There is a middle ground. I am a sucker for all the splendid sentiments that disinterested baseball lovers will produce on the beauty of the game. Forming theories on the geometry of baseball, the individual in baseball, or the uniqueness of baseball among major sports in a favorite occupation.
However, neither baseball's heroic individualism nor its breath-taking system of converging lines is a quality that especially endears the game to the intellectual. What matters, for trivialists or dispassionate baseball believers, is the durable history of the game. Professional baseball has been around longer than any other organized pro sport in the United States and with each passing season increases that margin in time played.
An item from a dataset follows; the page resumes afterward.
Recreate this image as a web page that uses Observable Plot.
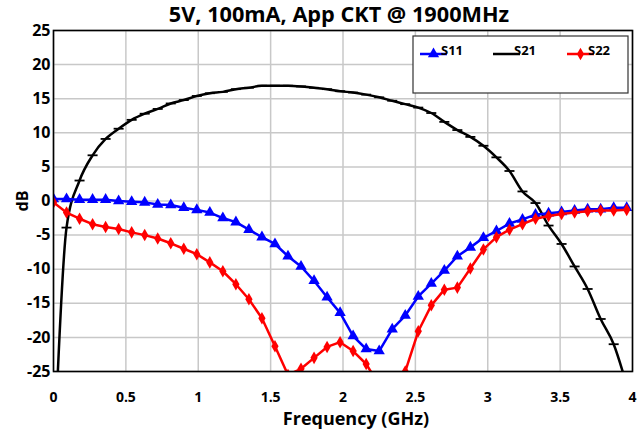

While no other sport boasts even 1000 playing hours a season, baseball teams play close to 6000 a year and make the game the unrivalled quarry for trivia hunters.
Beyond such arithmetics, the nature of the sport makes the daily fray somewhat irrelevant as a contest. Stefan Kanfer has noted that baseball records are the most durable of all sports records and thus render the early days of the sport as significant statistically as the last decade. Other major sports are either too young or too modified to have left recognized landmarks in the 1880s.
An individual baseball game is suited more for poets than partisans. Because a baseball team plays 162 games, the significance in the final standings of one of them is tiny. But a baseball game, just as it is a more frequent occurrence than a basketball or football match, is a more natural one. Baseball players are not tyrannized by a clock, but are expected to enforce the order themselves. A frame is over not when time runs out but when one team has contrived to get three opposing players out; a game could go on forever. The inevitable emphasis in baseball is not on who won, but on what great plays were made.
A reasonable conclusion is that one can maintain a proper distance from the fate of a particular team and still love baseball. And I accepted this the afternoon after that disheartening loss in mid-September when I repaired to Fenway's rightfield bleachers--450 feet from the plate--with a raft of nonpartisan Harvard students. My team won that day, however, and I was right back on the band-wagon.